On retrouve cette liturgie très personnelle qui n'est pas sans évoquer certaines règles de tragédie grecque dans Alexandre le Grand (Omegalexandros, 1981), fable moraliste et amère sur un bandit justicier, figure quasi légendaire vénérée par le peuple, qui devient, par intransigeance et radicalisation, tyran mégalomane, et dans le Voyage à Cythère (Taxidi sta Kythira, 1984) où, à travers l'histoire d'un vieux combattant communiste de la guerre civile exilé en URSS et qui à son retour dans la mère patrie s'aperçoit qu'il n'y a plus de place ni pour lui ni pour ses idéaux, le cinéaste s'interroge sur les rapports du temps, de l'histoire et de la mémoire. Il réalise en 1986 l'Apiculteur (O melissokomos) avec Marcello Mastroianni, d'un style plus réaliste et plus intimiste, en 1988 Paysage dans le brouillard (Topio stin omichli), admirable voyage initiatique et poétique de deux enfants en quête d'un lien paternel et affectif, en 1991 le Pas suspendu de la cigogne (To meteoro vima tou pelargou avec Mastroianni, à nouveau, et Jeanne Moreau) et, en 1995, le Regard d'Ulysse (To vlemma tou Odyssea), splendide dérive à travers les Balkans d'un cinéaste d'origine grecque qui tente de retrouver le premier film mythique tourné à l'aube du siècle par les frères Manakias. Angelopoulos confronte mythes antiques et réalité contemporaine, une réalité saisie dans sa complexité et sa souffrance, brode de subtiles variations sur l'exil tant extérieur qu'intérieur et « donne à voir » par de longs plans, à la fois amples et lents, la complexité de cet enchevêtrement de populations balkaniques qui conduit le personnage central, nommé A (et incarné par Harvey Keitel), jusqu'à la ville martyre de Sarajevo. En 1998 il reçoit la Palme d'or à Cannes pour l'Éternité et un jour (Mia eoniotita ke mia mera).

ANGER (Kenneth)

cinéaste expérimental américain (Santa Monica, Ca., 1932).

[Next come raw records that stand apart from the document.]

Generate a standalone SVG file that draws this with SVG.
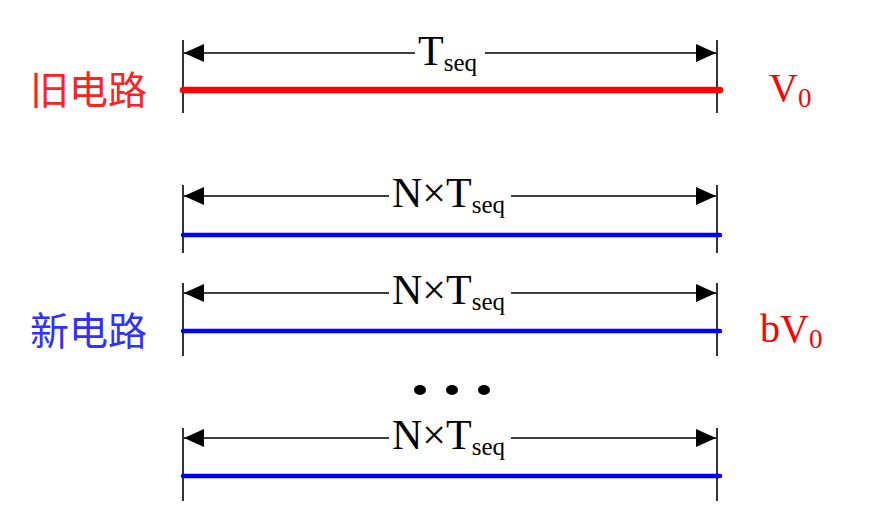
<svg xmlns="http://www.w3.org/2000/svg" width="882" height="514" viewBox="0 0 882 514">
<defs>
<marker id="ah" viewBox="0 0 20 18" refX="20" refY="9" markerWidth="20" markerHeight="18" markerUnits="userSpaceOnUse" orient="auto-start-reverse">
<path d="M0,0 L20,9 L0,18 Z" fill="#000"/>
</marker>
<style>
.tick{stroke:#000;stroke-width:1.6;fill:none}
.dim{stroke:#000;stroke-width:1.6;fill:none}
.red{stroke:#ff0000;stroke-width:6.5;stroke-linecap:round}
.blue{stroke:#0000ff;stroke-width:4.5;stroke-linecap:round}
.lab{font-family:"Liberation Serif",serif;font-size:42px;fill:#000}
.sub{font-size:25px}
.cn{font-family:"Noto Sans CJK SC",sans-serif;font-size:39px}
.val{font-family:"Liberation Serif",serif;font-size:40px;fill:#ff0000}
.vsub{font-size:27px}
</style>
</defs>
<rect width="882" height="514" fill="#fff"/>
<g id="connectors">
<line class="tick" x1="183" y1="40" x2="183" y2="113"/>
<line class="tick" x1="717" y1="40" x2="717" y2="113"/>
<line class="tick" x1="183" y1="185" x2="183" y2="253"/>
<line class="tick" x1="717" y1="185" x2="717" y2="253"/>
<line class="tick" x1="183" y1="283" x2="183" y2="356"/>
<line class="tick" x1="717" y1="283" x2="717" y2="356"/>
<line class="tick" x1="183" y1="428" x2="183" y2="501"/>
<line class="tick" x1="717" y1="428" x2="717" y2="501"/>
<line class="dim" x1="415" y1="53" x2="184" y2="53" marker-end="url(#ah)"/>
<line class="dim" x1="485" y1="53" x2="716" y2="53" marker-end="url(#ah)"/>
<line class="dim" x1="389" y1="196" x2="184" y2="196" marker-end="url(#ah)"/>
<line class="dim" x1="511" y1="196" x2="716" y2="196" marker-end="url(#ah)"/>
<line class="dim" x1="389" y1="293" x2="184" y2="293" marker-end="url(#ah)"/>
<line class="dim" x1="511" y1="293" x2="716" y2="293" marker-end="url(#ah)"/>
<line class="dim" x1="389" y1="438" x2="184" y2="438" marker-end="url(#ah)"/>
<line class="dim" x1="511" y1="438" x2="716" y2="438" marker-end="url(#ah)"/>
</g>
<g id="old-circuit">
<line class="red" x1="183" y1="90" x2="720" y2="90"/>
<text class="lab" x="418" y="65">T<tspan class="sub" dy="6">seq</tspan></text>
<text class="cn" x="30" y="104" fill="#ff2020">旧电路</text>
<text class="val" x="769" y="101">V<tspan class="vsub" dy="6">0</tspan></text>
</g>
<g id="new-circuit-1">
<line class="blue" x1="183" y1="235" x2="720" y2="235"/>
<text class="lab" x="392" y="207">N×T<tspan class="sub" dy="6">seq</tspan></text>
</g>
<g id="new-circuit-2">
<line class="blue" x1="183" y1="331" x2="720" y2="331"/>
<text class="lab" x="392" y="304">N×T<tspan class="sub" dy="6">seq</tspan></text>
<text class="cn" x="30" y="345" fill="#3030ff">新电路</text>
<text class="val" x="760" y="342">bV<tspan class="vsub" dy="6">0</tspan></text>
</g>
<g id="dots">
<ellipse cx="420" cy="390" rx="6" ry="5" fill="#000"/>
<ellipse cx="452" cy="390" rx="6" ry="5" fill="#000"/>
<ellipse cx="484" cy="390" rx="6" ry="5" fill="#000"/>
</g>
<g id="new-circuit-n">
<line class="blue" x1="183" y1="476" x2="720" y2="476"/>
<text class="lab" x="392" y="449">N×T<tspan class="sub" dy="6">seq</tspan></text>
</g>
</svg>
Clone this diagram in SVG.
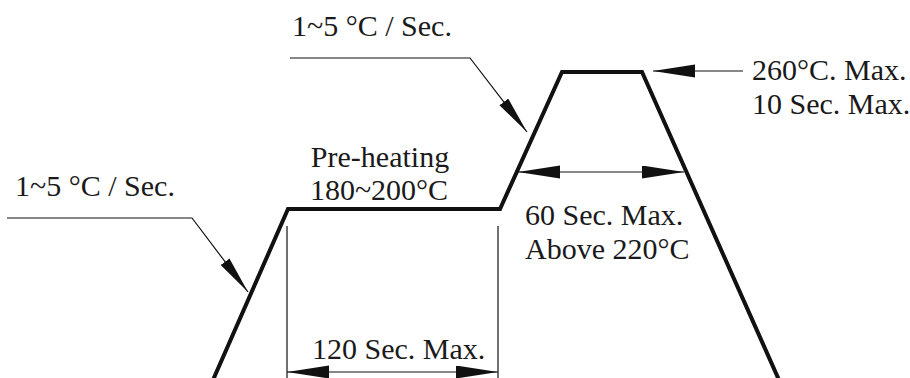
<svg xmlns="http://www.w3.org/2000/svg" width="910" height="378" viewBox="0 0 910 378">
<style>
  text { font-family: "Liberation Serif", "Times New Roman", serif; font-size: 30px; fill: #1a1a1a; }
  .profile { fill: none; stroke: #111; stroke-width: 4; stroke-linejoin: miter; }
  .thin { fill: none; stroke: #111; stroke-width: 1.2; }
</style>
<defs>
  <marker id="leadHead" markerUnits="userSpaceOnUse" markerWidth="40" markerHeight="12" refX="38" refY="5.5" orient="auto">
    <path d="M0,0 L38,5.5 L0,11 z" fill="#111"/>
  </marker>
  <marker id="dimHead" markerUnits="userSpaceOnUse" markerWidth="44" markerHeight="14" refX="42" refY="6.5" orient="auto-start-reverse">
    <path d="M0,0 L42,6.5 L0,13 z" fill="#111"/>
  </marker>
</defs>
<rect width="910" height="378" fill="#ffffff"/>
<g id="profile">
  <polyline class="profile" points="213,380 288,209 500,209 562,72 642,72 779,380"/>
</g>
<g id="connectors">
  <polyline id="leader-left" class="thin" points="7,218 192,218 248,292" marker-end="url(#leadHead)"/>
  <polyline id="leader-top" class="thin" points="290,58 470,58 527,132" marker-end="url(#leadHead)"/>
  <line id="arrow-peak" class="thin" x1="743" y1="71" x2="653" y2="71" marker-end="url(#dimHead)"/>
  <line id="dim-60" class="thin" x1="518" y1="172" x2="684" y2="172" marker-start="url(#dimHead)" marker-end="url(#dimHead)"/>
  <line id="ext-left" class="thin" x1="287" y1="226" x2="287" y2="378"/>
  <line id="ext-right" class="thin" x1="498" y1="226" x2="498" y2="378"/>
  <line id="dim-120" class="thin" x1="287" y1="372" x2="498" y2="372" marker-start="url(#dimHead)" marker-end="url(#dimHead)"/>
</g>
<g id="label-ramp-top"><text x="292" y="36">1~5 °C / Sec.</text></g>
<g id="label-ramp-left"><text x="15" y="196">1~5 °C / Sec.</text></g>
<g id="label-preheat">
  <text x="380" y="167" text-anchor="middle">Pre-heating</text>
  <text x="379" y="200" text-anchor="middle">180~200°C</text>
</g>
<g id="label-peak">
  <text x="752" y="80">260°C. Max.</text>
  <text x="752" y="114">10 Sec. Max.</text>
</g>
<g id="label-60">
  <text x="525" y="225">60 Sec. Max.</text>
  <text x="525" y="259">Above 220°C</text>
</g>
<g id="label-120"><text x="312" y="359">120 Sec. Max.</text></g>
</svg>
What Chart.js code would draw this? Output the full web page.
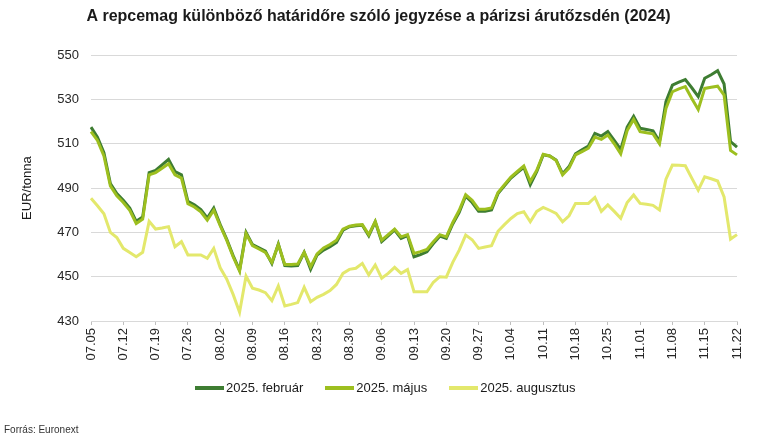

Il est sans doute, avec Andy Warhol, le plus célèbre des cinéastes underground. Petit-fils d'une habilleuse de cinéma, il est très tôt fasciné par Hollywood, dont il célébrera les turpitudes dans son récit Hollywood Babylone (Pauvert, 1959). Son premier film important et public est Fireworks (1947). Interprétée par lui-même, cette histoire semi-onirique est sans doute la première transcription directe, au cinéma, de fantasmes homosexuels sadomasochistes. Cocteau dira du film qu'« il touche le vif de l'âme et que c'est là chose rare ». Cet encouragement et la censure qu'il affronte aux États-Unis (son film The Love That Whirls est détruit en 1949 par Kodak pour cause de nudité) l'amènent à se fixer à Paris. Il y tourne la Lune des lapins (1950), qui ne sera achevé qu'en 1972. Des deux projets entrepris avec les danseurs de Roland Petit, le Jeune Homme et la Mort, d'après Cocteau, et les Chants de Maldoror, il ne réalise que le premier en 1951. Les jardins de la Villa d'Este à Tivoli lui inspirent un petit divertimento bleu-vert, Eaux d'artifice (1953). En 1954, rentré à Los Angeles, il entame Inauguration of the Pleasure Dome (version finale  : 1966), rituel érotico-mythologique à la manière de ceux qu'organisait au début du siècle Aleister Crowley dans son abbaye sicilienne (à laquelle Anger, passionné de magie, consacre un documentaire en 1955). Il salue le début de l'« ère du Verseau », avec Scorpio Rising (1962-1964), tourné à Brooklyn dans un milieu de motards, entre documentaire et fiction. C'est, par son montage et la pop music qui le scande, une sorte d'hymne à la violence. Le 26 octobre 1967, il publie dans The Village Voice un faire-part annonçant sa mort. On lui vole en Californie une partie du Lucifer Rising qu'il est en train de tourner. Il monte à Londres ce qu'il en reste, sur une musique de Mick Jagger, sous le titre Invocation of My Demon Brother (1969). Tout en réunissant ses principales œuvres dans un « Cycle de la lanterne magique », il y achève aussi, en 1974, la 1re partie d'un nouveau Lucifer Rising.